In Sabrina‘s first issue, writer Kelly Thompson brings the same knack for dialogue and characterization that made her Jem and the Holograms and Hawkeye series such a joy to read. Even when the characters themselves are nervous or scared, they can find ways of relating to the world around them through just the right amount of kindness and sass. Thompson always writes books that take place in a world I want to live in, so I’m very pleased to see the town of Greendale get the same treatment.
This new series doesn’t seem to be embracing the full-on horror elements of The Chilling Adventures of Sabrina, but it doesn’t completely discount them, either. This first issue exists in a happy/spooky medium between the gothic dread and teen comedy aspects of the main character’s history, making it kind of a perfect synthesis of the franchise’s best parts.

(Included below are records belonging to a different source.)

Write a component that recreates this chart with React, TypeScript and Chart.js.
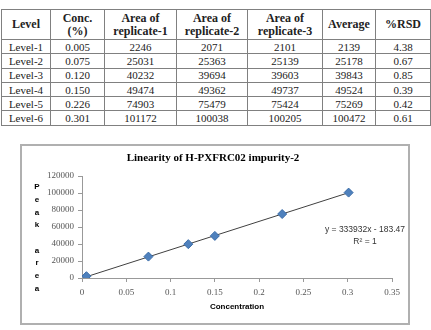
import React, { useEffect, useRef } from "react";
import { Chart, registerables } from "chart.js";
Chart.register(...registerables);

const levels = ["Level-1", "Level-2", "Level-3", "Level-4", "Level-5", "Level-6"];
const concLabels = ["0.005", "0.075", "0.120", "0.150", "0.226", "0.301"];
const concentrations = [0.005, 0.075, 0.12, 0.15, 0.226, 0.301];
const replicate1 = [2246, 25031, 40232, 49474, 74903, 101172];
const replicate2 = [2071, 25363, 39694, 49362, 75479, 100038];
const replicate3 = [2101, 25139, 39603, 49737, 75424, 100205];
const averages = [2139, 25178, 39843, 49524, 75269, 100472];
const rsdValues = ["4.38", "0.67", "0.85", "0.39", "0.42", "0.61"];

const headers = [["Level"], ["Conc.", "(%)"], ["Area of", "replicate-1"], ["Area of", "replicate-2"], ["Area of", "replicate-3"], ["Average"], ["%RSD"]];

const trendX = [0.005, 0.301];
const trendY = [1486, 100331];
const xTickLabels = ["0", "0.05", "0.1", "0.15", "0.2", "0.25", "0.3", "0.35"];
const yTickLabels = ["0", "20000", "40000", "60000", "80000", "100000", "120000"];
const chartTitle = "Linearity of H-PXFRC02 impurity-2";
const xAxisTitle = "Concentration";
const yAxisLetters = ["P", "e", "a", "k", "", "a", "r", "e", "a"];
const equationText = "y = 333932x - 183.47";
const r2Text = "R² = 1";

const colWidths = [49, 54, 72, 71, 75, 53, 55];

const textPlugin = {
  id: "customText",
  afterDraw(chart: any) {
    const ctx = chart.ctx;
    ctx.save();
    ctx.fillStyle = "#000";
    ctx.textAlign = "center";
    ctx.textBaseline = "middle";
    ctx.font = "bold 11px 'Liberation Serif'";
    ctx.fillText(chartTitle, 191, 12);
    ctx.font = "bold 8px 'Liberation Sans'";
    ctx.fillText(xAxisTitle, (chart.chartArea.left + chart.chartArea.right) / 2, 161);
    ctx.font = "bold 8px 'Liberation Sans'";
    yAxisLetters.forEach((ch, i) => {
      if (ch) ctx.fillText(ch, 15, 41 + i * 12.7);
    });
    ctx.fillStyle = "#333";
    ctx.font = "8.5px 'Liberation Sans'";
    ctx.fillText(equationText, 343, 84);
    ctx.fillText(r2Text, 343, 96);
    ctx.restore();
  },
};

function LinearityChart() {
  const ref = useRef<HTMLCanvasElement | null>(null);
  useEffect(() => {
    if (!ref.current) return;
    const chart = new Chart(ref.current, {
      type: "scatter",
      data: {
        datasets: [
          {
            label: "Average area",
            data: concentrations.map((x, i) => ({ x, y: averages[i] })),
            pointStyle: "rectRot",
            pointRadius: 4.5,
            pointBackgroundColor: "#4F81BD",
            pointBorderColor: "#3A6CA8",
            pointBorderWidth: 1,
            showLine: false,
            order: 0,
          },
          {
            label: "Linear trend",
            data: trendX.map((x, i) => ({ x, y: trendY[i] })),
            showLine: true,
            pointRadius: 0,
            borderColor: "#404040",
            borderWidth: 1,
            order: 1,
          },
        ],
      },
      options: {
        animation: false,
        responsive: true,
        maintainAspectRatio: false,
        layout: { padding: { top: 30, right: 16, left: 0, bottom: 0 } },
        plugins: { legend: { display: false }, tooltip: { enabled: false }, title: { display: false } },
        scales: {
          x: {
            type: "linear",
            min: 0,
            max: 0.35,
            afterFit: (s: any) => { s.height = 45; },
            ticks: {
              stepSize: 0.05,
              padding: 5,
              color: "#555",
              font: { family: "'Liberation Serif'", size: 9 },
              callback: (_v: any, i: number) => xTickLabels[i],
            },
            grid: { display: true, drawOnChartArea: false, drawTicks: true, tickLength: 4, color: "#999" },
            border: { display: true, color: "#999" },
          },
          y: {
            min: 0,
            max: 120000,
            afterFit: (s: any) => { s.width = 60; },
            ticks: {
              stepSize: 20000,
              padding: 4,
              color: "#555",
              font: { family: "'Liberation Serif'", size: 9 },
              callback: (_v: any, i: number) => yTickLabels[i],
            },
            grid: { display: true, drawOnChartArea: false, drawTicks: true, tickLength: 4, color: "#999" },
            border: { display: true, color: "#999" },
          },
        },
      },
      plugins: [textPlugin],
    } as any);
    return () => chart.destroy();
  }, []);
  return <canvas ref={ref} />;
}

export default function App() {
  const cell: React.CSSProperties = {
    border: "1px solid #808080",
    textAlign: "center",
    padding: 0,
    height: "13.3px",
    lineHeight: "12px",
  };
  const rows = levels.map((lv, i) => [lv, concLabels[i], String(replicate1[i]), String(replicate2[i]), String(replicate3[i]), String(averages[i]), rsdValues[i]]);
  return (
    <div style={{ position: "fixed", left: 0, top: 0, width: 431, height: 330, background: "#fff", overflow: "hidden" }}>
      <table
        style={{
          position: "absolute",
          left: 1,
          top: 9,
          width: 429,
          borderCollapse: "collapse",
          tableLayout: "fixed",
          fontFamily: "'Liberation Serif', serif",
          fontSize: 11,
          color: "#222",
        }}
      >
        <colgroup>
          {colWidths.map((w, i) => (
            <col key={i} style={{ width: w }} />
          ))}
        </colgroup>
        <thead>
          <tr>
            {headers.map((h, i) => (
              <th key={i} style={{ ...cell, height: "29px", fontSize: 12, fontWeight: "bold", lineHeight: "13px" }}>
                {h.map((line, j) => (
                  <div key={j}>{line}</div>
                ))}
              </th>
            ))}
          </tr>
        </thead>
        <tbody>
          {rows.map((r, i) => (
            <tr key={i}>
              {r.map((c, j) => (
                <td key={j} style={cell}>{c}</td>
              ))}
            </tr>
          ))}
        </tbody>
      </table>
      <div
        style={{
          position: "absolute",
          left: 20,
          top: 144,
          width: 386,
          height: 177,
          border: "2px solid #b0b0b0",
        }}
      >
        <div style={{ position: "relative", width: 386, height: 177 }}>
          <LinearityChart />
        </div>
      </div>
    </div>
  );
}
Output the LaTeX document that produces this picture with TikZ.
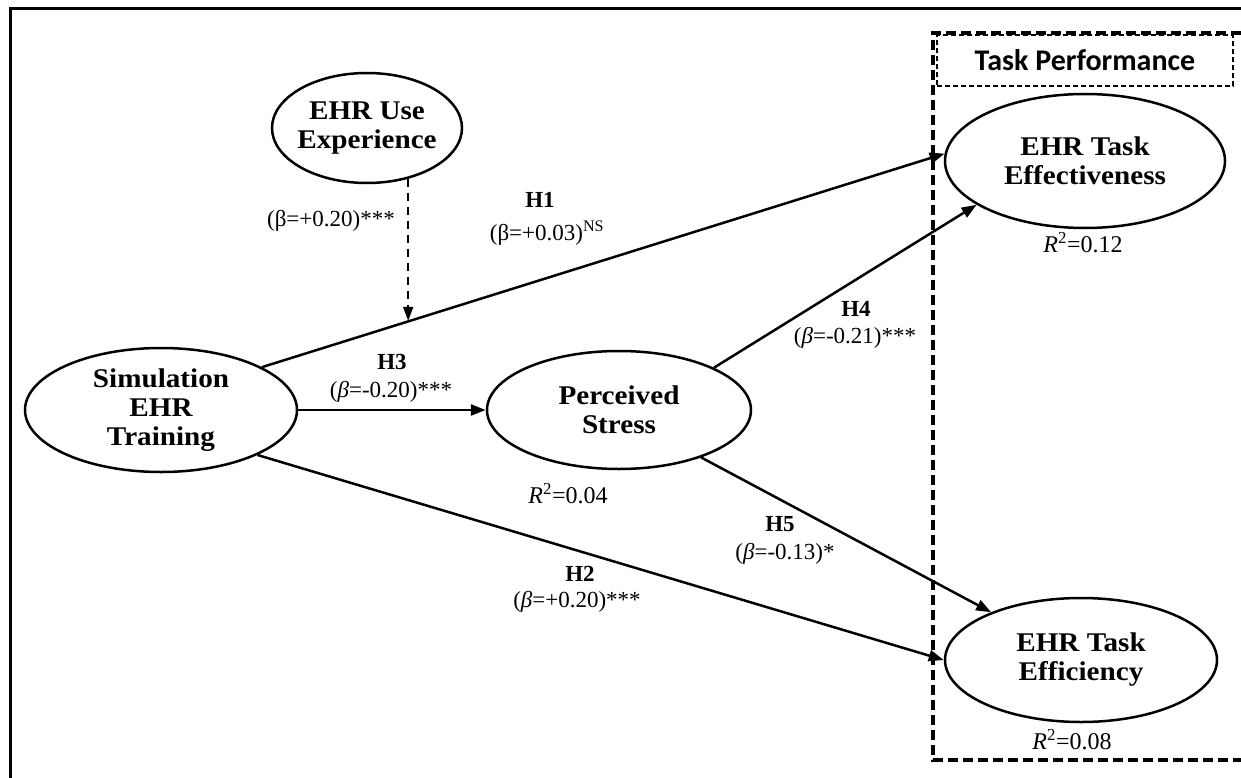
\documentclass[tikz,border=0pt]{standalone}
\usepackage{fontspec}
\setmainfont{Liberation Serif}
\newfontfamily\nodefont[FakeStretch=1.08]{Liberation Serif}
\newfontfamily\tpfont{Carlito}
\usetikzlibrary{shapes.geometric,arrows.meta}
\begin{document}
\begin{tikzpicture}[x=1pt,y=-1pt,
  latent/.style={ellipse, draw, line width=2.5pt, inner sep=0pt},
  ntext/.style={font=\nodefont\fontsize{27}{29}\selectfont\bfseries, align=center, inner sep=0pt},
  lbl/.style={font=\fontsize{23}{25}\selectfont, inner sep=0pt},
  hlbl/.style={font=\fontsize{23}{25}\selectfont\bfseries, inner sep=0pt},
  rlbl/.style={font=\fontsize{24}{26}\selectfont, inner sep=0pt},
  hyp/.style={line width=2.5pt, -{Triangle[length=15pt,width=11pt]}},
  modarrow/.style={line width=1.8pt, dash pattern=on 8pt off 6pt, -{Triangle[length=14pt,width=10pt]}},
  bigbox/.style={line width=3.5pt, dash pattern=on 10pt off 5pt},
  tpbox/.style={draw, line width=1.6pt, dash pattern=on 5pt off 3pt, inner sep=0pt,
     font=\tpfont\fontsize{30}{32}\selectfont\bfseries}
]
\useasboundingbox (0,0) rectangle (1241,778);
\fill[white] (0,0) rectangle (1241,778);

% outer frame (top and left visible)
\draw[line width=3pt] (10,778) -- (10,9) -- (1241,9);

% task performance box
\draw[bigbox] (1241,33) -- (933,33) -- (933,760) -- (1241,760);
\node[tpbox, minimum width=296, minimum height=51] (tp) at (1085,60.5) {Task Performance};

% constructs
\node[latent, minimum width=190, minimum height=110] (exp) at (367,128) {};
\node[ntext] (expt) at (exp) {EHR Use\\Experience};

\node[latent, minimum width=272, minimum height=124] (sim) at (161,410) {};
\node[ntext] (simt) at (sim) {Simulation\\EHR\\Training};

\node[latent, minimum width=264, minimum height=118] (stress) at (619,410) {};
\node[ntext] (stresst) at (stress) {Perceived\\Stress};

\node[latent, minimum width=280, minimum height=134] (eff) at (1085,161) {};
\node[ntext] (efft) at (eff) {EHR Task\\Effectiveness};

\node[latent, minimum width=272, minimum height=124] (effi) at (1081,660) {};
\node[ntext] (effit) at (effi) {EHR Task\\Efficiency};

% paths
\draw[hyp] (sim.23) -- (eff.177) coordinate[pos=0.217] (mod);
\draw[hyp] (sim.east) -- (stress.west);
\draw[hyp] (sim.-25) -- (effi.180);
\draw[hyp] (stress.24) -- (eff.202);
\draw[hyp] (stress.-30) -- (effi.152);
\draw[modarrow] (exp.-51) -- (exp.-51 |- mod);

% labels
\node[lbl, anchor=east] (modl) at (395,221) {(β=+0.20)***};
\node[hlbl] (h1) at (540,200) {H1};
\node[lbl] (h1l) at (547,233) {(β=+0.03)\textsuperscript{NS}};
\node[hlbl] (h3) at (392,362) {H3};
\node[lbl] (h3l) at (391,392) {(\textit{β}=-0.20)***};
\node[hlbl] (h4) at (856,309) {H4};
\node[lbl] (h4l) at (855,338) {(\textit{β}=-0.21)***};
\node[hlbl] (h5) at (780,524) {H5};
\node[lbl] (h5l) at (785,554) {(\textit{β}=-0.13)*};
\node[hlbl] (h2) at (580,574) {H2};
\node[lbl] (h2l) at (577,602) {(\textit{β}=+0.20)***};

\node[rlbl] (r1) at (568,494) {\textit{R}\textsuperscript{2}=0.04};
\node[rlbl] (r2) at (1083,243) {\textit{R}\textsuperscript{2}=0.12};
\node[rlbl] (r3) at (1072,740) {\textit{R}\textsuperscript{2}=0.08};
\end{tikzpicture}
\end{document}
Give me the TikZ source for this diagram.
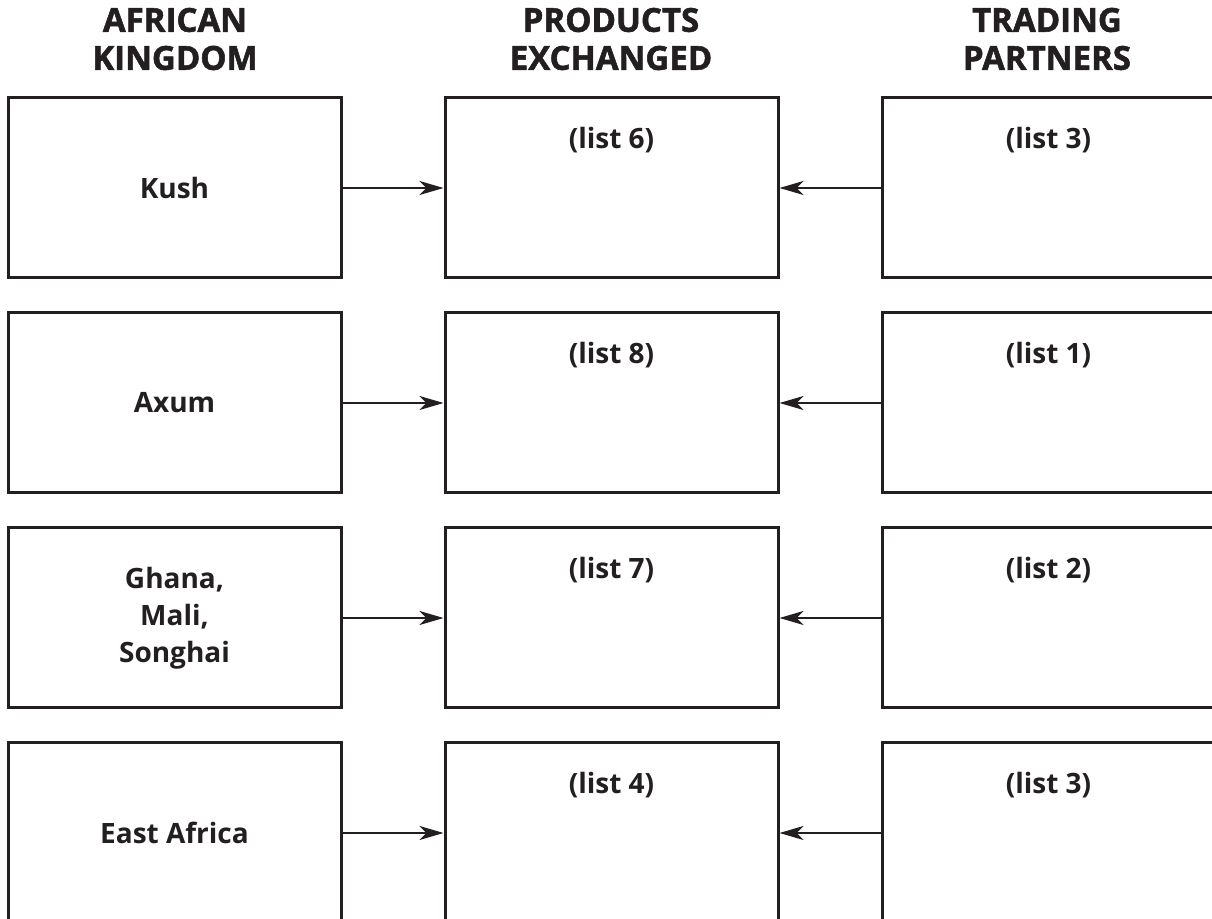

The artwork by Veronica and Andy Fish is a delight. The layout of the issue’s panels are interesting and varied, especially when it comes to the portrayal magic. At one point, we see a close-up of a spell Sabrina casts on a bully, which is shown in a little pink “magic” bubble in the corner of a larger panel. There are several little touches like this that keep the book visually interesting, even in the scenes where nothing supernatural is occurring, which I applaud.
In addition to the magical elements being beautifully realized, all of the characters have distinct looks and fashion sense, not to mention wonderfully expressive faces. You get a feel for everyone’s personalities right out of the gate, regardless of the amount of dialogue they’re given. The supporting cast is already an interesting bunch, even when you remove the talking cat from the equation. If anything, this is already the most personality Harvey has ever been shown to have in any version of Sabrina (and he’s only on, like, three pages)!
Speaking of personalities, I certainly hope there’s more to mean girl Radka’s personality than the one-dimensional bully we get in this first issue. (I’m sure there is; I’m getting major “Pizzazz from the Misfits” vibes from Radka, in the best possible ways.)
While it doesn’t give readers much in the way of backstory, this issue’s confident pacing and tone still serve as an excellent introduction to the world of Sabrina. Sure, there are a few lines of exposition about Sabrina’s upbringing and Salem’s status as a former warlock. However, much in the same way Buffy the Vampire Slayer handled its pilot episode, most of this first issue is just about dropping Sabrina into the relatable circumstances of a crappy first day at a new school.
Sabrina doesn’t know who to trust, where to go, or how to act, just like any of us being thrust into an unknown new status quo. It’s one of the most overwhelming aspects of being a teenager, and even though Sabrina handles it like a boss (at least outwardly), we can still completely relate to her uncertainty.
This was a fantastic first issue. Even as a longtime fan of the characters, this is the most fun I’ve had reading an Archie-related comic book since the man series was relaunched by Waid and Staples back in 2015. Even if you’re only familiar with Sabrina and company from the Netflix series or the Melissa Joan Hart-starring sitcom, this issue is still worth a look.
If you love the character, introspective teen comedies, lighthearted fantasy, or a little dash of horror, pick this one up. Sabrina the Teenage Witch has something for everyone (even mortals).